WHAT IS EXPECTED: Only the span from the line containing "Output the component" down to the line containing "const pressurePsiTicks = [725, 1450, 2175, 2900, 3625];" is to be printed, exactly and inclusively, with pictures omitted.

Data entries
::::

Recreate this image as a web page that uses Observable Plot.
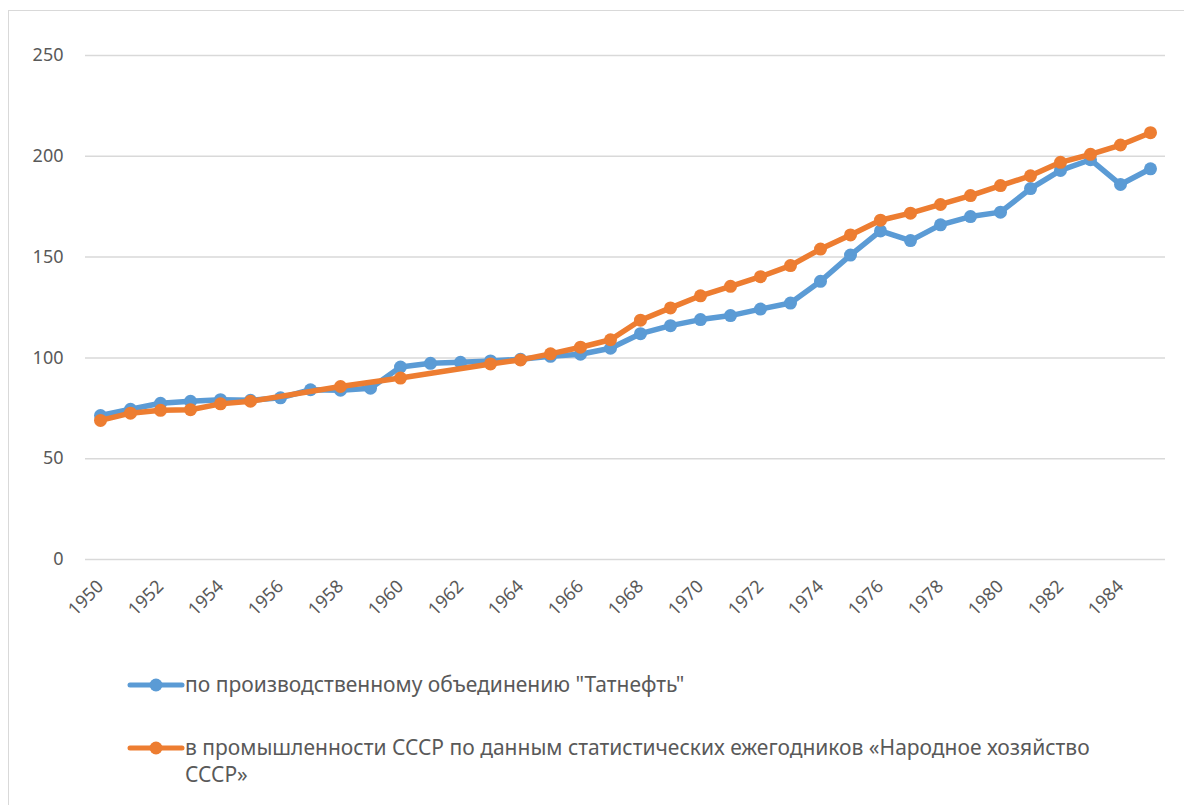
<!DOCTYPE html>
<html><head><meta charset="utf-8">
<script src="https://cdn.jsdelivr.net/npm/d3@7"></script>
<script src="https://cdn.jsdelivr.net/npm/@observablehq/plot@0.6"></script>
<style>
body{margin:0;background:#fff;font-family:"Noto Sans",sans-serif;overflow:hidden;}
#frame{position:absolute;left:8px;top:10px;width:1220px;height:840px;border:1.5px solid #D9D9D9;box-sizing:border-box;}
#chart{position:absolute;left:0;top:0;}
.leg{position:absolute;left:127px;color:#595959;font-size:21px;line-height:27px;display:flex;align-items:flex-start;white-space:nowrap;}
.leg svg{flex:none;margin-top:6px;}
</style></head>
<body>
<div id="frame"></div>
<div id="chart"></div>
<div class="leg" id="leg1" style="top:671px"></div>
<div class="leg" id="leg2" style="top:734px"></div>
<script>
const years = [1950,1951,1952,1953,1954,1955,1956,1957,1958,1959,1960,1961,1962,1963,1964,1965,1966,1967,1968,1969,1970,1971,1972,1973,1974,1975,1976,1977,1978,1979,1980,1981,1982,1983,1984,1985];
const tatneft = [71.4,74.5,77.5,78.5,79.3,79,80.2,84.2,84,85,95.5,97.3,97.8,98.5,99.3,100.8,101.8,104.8,112,116,119,121,124.2,127.2,138,151,163,158.2,166,170.1,172.3,184,193,198.3,186,193.8];
const ussr = [69,72.6,74,74.3,77.2,78.5,null,null,85.8,null,90,null,null,97,99,102,105.3,109,118.7,124.8,130.8,135.5,140.3,145.8,154,161,168.3,171.8,176.1,180.5,185.5,190.3,197,201,205.6,211.7];
const yTicks = [0,50,100,150,200,250];
const xTicks = [1950,1952,1954,1956,1958,1960,1962,1964,1966,1968,1970,1972,1974,1976,1978,1980,1982,1984];
const seriesNames = ["по производственному объединению \"Татнефть\"", "в промышленности СССР по данным статистических ежегодников «Народное хозяйство<br>СССР»"];
const colors = ["#5B9BD5", "#ED7D31"];

const blue = years.map((y,i)=>({year:y, value:tatneft[i]})).filter(d=>d.value!=null);
const orange = years.map((y,i)=>({year:y, value:ussr[i]})).filter(d=>d.value!=null);

const chart = Plot.plot({
  width: 1184, height: 650,
  marginLeft: 85, marginRight: 19, marginTop: 55, marginBottom: 91,
  style: {fontFamily: "'Noto Sans', sans-serif", fontSize: "18px", color: "#595959", background: "transparent"},
  x: {type: "linear", domain: [1949.5, 1985.5], ticks: xTicks, tickFormat: d => String(d), tickRotate: -45, tickSize: 0, tickPadding: 24, label: null},
  y: {domain: [0, 250], ticks: yTicks, tickSize: 0, tickPadding: 22, label: null},
  marks: [
    Plot.gridY(yTicks, {stroke: "#D9D9D9", strokeOpacity: 1, strokeWidth: 1.5}),
    Plot.line(blue, {x: "year", y: "value", stroke: colors[0], strokeWidth: 5.5, strokeLinejoin: "round", strokeLinecap: "round"}),
    Plot.dot(blue, {x: "year", y: "value", r: 6.5, fill: colors[0], stroke: "none"}),
    Plot.line(orange, {x: "year", y: "value", stroke: colors[1], strokeWidth: 5.5, strokeLinejoin: "round", strokeLinecap: "round"}),
    Plot.dot(orange, {x: "year", y: "value", r: 6.5, fill: colors[1], stroke: "none"})
  ]
});
document.getElementById("chart").append(chart);

function swatch(c){
  return `<svg width="58" height="16"><line x1="3" y1="8" x2="55" y2="8" stroke="${c}" stroke-width="5" stroke-linecap="round"/><circle cx="29" cy="8" r="6.5" fill="${c}"/></svg>`;
}
document.getElementById("leg1").innerHTML = swatch(colors[0]) + `<span>${seriesNames[0]}</span>`;
document.getElementById("leg2").innerHTML = swatch(colors[1]) + `<span>${seriesNames[1]}</span>`;
</script>
</body></html>
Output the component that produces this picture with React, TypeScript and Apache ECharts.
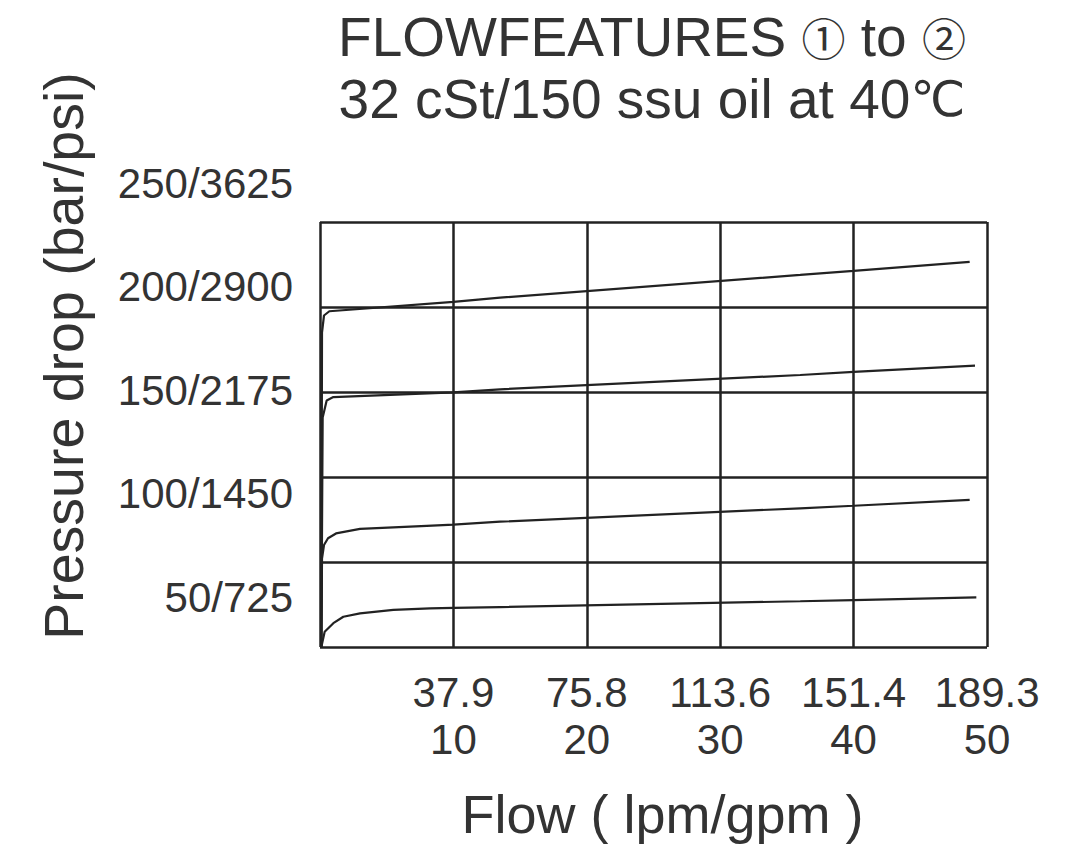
import React, { useEffect, useRef } from 'react';
import * as echarts from 'echarts';

const FONT = '"Liberation Sans", Arial, Helvetica, sans-serif';
const CJK = '"Noto Sans CJK SC", "Noto Sans CJK JP", sans-serif';
const DEJAVU = '"DejaVu Sans", sans-serif';
const TEXT = '#333333';
const INK = '#222222';

const titleLine1 = ['FLOWFEATURES ', '①', ' to ', '②'];
const titleLine2 = ['32 cSt/150 ssu oil at 40', '℃'];
const xAxisTitle = 'Flow ( lpm/gpm )';
const yAxisTitle = 'Pressure drop (bar/psi)';

const flowGpmTicks = [10, 20, 30, 40, 50];
const flowLpmTicks = ['37.9', '75.8', '113.6', '151.4', '189.3'];
const pressureBarTicks = [50, 100, 150, 200, 250];
const pressurePsiTicks = [725, 1450, 2175, 2900, 3625];

// [flow gpm, pressure drop bar]
const curve1 = [[0.1, 0], [0.15, 185], [0.3, 195], [0.7, 197.5], [10, 203], [13.5, 205.5], [36, 218.9], [40, 221.3], [48.7, 226.6]];
const curve2 = [[0.1, 0], [0.2, 135], [0.5, 145], [1, 147], [10, 149.8], [13.5, 151.6], [36, 160], [40, 161.8], [49.1, 165.5]];
const curve3 = [[0.1, 0], [0.15, 52], [0.3, 60], [0.6, 64], [1.2, 66.8], [3, 69.5], [8, 71.3], [10, 72], [13.5, 73.7], [36, 81.6], [40, 83.1], [48.7, 86.5]];
const curve4 = [[0.1, 0], [0.35, 9], [1, 14], [1.75, 17.8], [3, 19.8], [5.5, 21.8], [8.25, 22.7], [10, 23], [13.5, 23.5], [36, 26.9], [40, 27.6], [49.2, 29.2]];
const curves = [curve1, curve2, curve3, curve4];

const styleOf = (s: string) => (s === '①' || s === '②' ? 'c' : s === '℃' ? 'd' : 'a');
const richLine = (parts: string[]) => parts.map((p) => `{${styleOf(p)}|${p}}`).join('');

export default function App() {
  const ref = useRef<HTMLDivElement>(null);
  useEffect(() => {
    if (!ref.current) return;
    const chart = echarts.init(ref.current, undefined, { renderer: 'svg' });
    chart.setOption({
      animation: false,
      backgroundColor: '#ffffff',
      textStyle: { fontFamily: FONT },
      title: {
        text: richLine(titleLine1) + '\n' + richLine(titleLine2),
        left: 647,
        top: 1,
        padding: 5,
        textAlign: 'center',
        textStyle: {
          fontFamily: FONT,
          fontSize: 55,
          fontWeight: 'normal',
          color: TEXT,
          lineHeight: 62,
          rich: {
            a: { fontFamily: FONT, fontSize: 55, color: TEXT, lineHeight: 62 },
            c: { fontFamily: CJK, fontSize: 44, color: TEXT, lineHeight: 44 },
            d: { fontFamily: DEJAVU, fontSize: 49, color: TEXT, lineHeight: 49 },
          },
        },
      },
      grid: [
        { left: 320, top: 222, width: 667, height: 425 },
        { left: 320, top: 183, width: 667, height: 414 },
      ],
      xAxis: [
        {
          gridIndex: 0,
          type: 'value',
          min: 0,
          max: 50,
          interval: 10,
          axisLine: { show: false },
          axisTick: { show: false },
          splitLine: { show: true, lineStyle: { color: INK, width: 2.5 } },
          axisLabel: {
            margin: 22,
            fontSize: 42,
            lineHeight: 47,
            color: TEXT,
            fontFamily: FONT,
            formatter: (v: number) => {
              const i = flowGpmTicks.indexOf(v);
              return i < 0 ? '' : flowLpmTicks[i] + '\n' + flowGpmTicks[i];
            },
          },
          name: xAxisTitle,
          nameLocation: 'middle',
          nameGap: 140,
          nameTextStyle: { fontSize: 54, color: TEXT, fontFamily: FONT, padding: [0, 0, 0, 18] },
        },
        { gridIndex: 1, type: 'value', min: 0, max: 50, show: false },
      ],
      yAxis: [
        {
          gridIndex: 0,
          type: 'value',
          min: 0,
          max: 250,
          interval: 50,
          axisLine: { show: false },
          axisTick: { show: false },
          axisLabel: { show: false },
          splitLine: { show: true, lineStyle: { color: INK, width: 2.5 } },
          name: yAxisTitle,
          nameLocation: 'middle',
          nameGap: 228,
          nameRotate: 90,
          nameTextStyle: { fontSize: 55.5, color: TEXT, fontFamily: FONT, padding: [0, 0, 0, 157] },
        },
        {
          gridIndex: 1,
          type: 'value',
          min: 50,
          max: 250,
          interval: 50,
          axisLine: { show: false },
          axisTick: { show: false },
          splitLine: { show: false },
          axisLabel: {
            margin: 27,
            fontSize: 42,
            color: TEXT,
            fontFamily: FONT,
            formatter: (v: number) => {
              const i = pressureBarTicks.indexOf(v);
              return i < 0 ? '' : pressureBarTicks[i] + '/' + pressurePsiTicks[i];
            },
          },
        },
      ],
      series: curves.map((c) => ({
        type: 'line',
        xAxisIndex: 0,
        yAxisIndex: 0,
        data: c,
        showSymbol: false,
        symbol: 'none',
        lineStyle: { color: INK, width: 2.2 },
        silent: true,
      })),
    });
    return () => chart.dispose();
  }, []);
  return (
    <div
      ref={ref}
      style={{ position: 'fixed', left: 0, top: 0, width: 1070, height: 851, background: '#fff' }}
    />
  );
}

::::

WRITTEN REPLY:
Output the component that produces this picture with React, TypeScript and Apache ECharts.
import React, { useEffect, useRef } from 'react';
import * as echarts from 'echarts';

const FONT = '"Liberation Sans", Arial, Helvetica, sans-serif';
const CJK = '"Noto Sans CJK SC", "Noto Sans CJK JP", sans-serif';
const DEJAVU = '"DejaVu Sans", sans-serif';
const TEXT = '#333333';
const INK = '#222222';

const titleLine1 = ['FLOWFEATURES ', '①', ' to ', '②'];
const titleLine2 = ['32 cSt/150 ssu oil at 40', '℃'];
const xAxisTitle = 'Flow ( lpm/gpm )';
const yAxisTitle = 'Pressure drop (bar/psi)';

const flowGpmTicks = [10, 20, 30, 40, 50];
const flowLpmTicks = ['37.9', '75.8', '113.6', '151.4', '189.3'];
const pressureBarTicks = [50, 100, 150, 200, 250];
const pressurePsiTicks = [725, 1450, 2175, 2900, 3625];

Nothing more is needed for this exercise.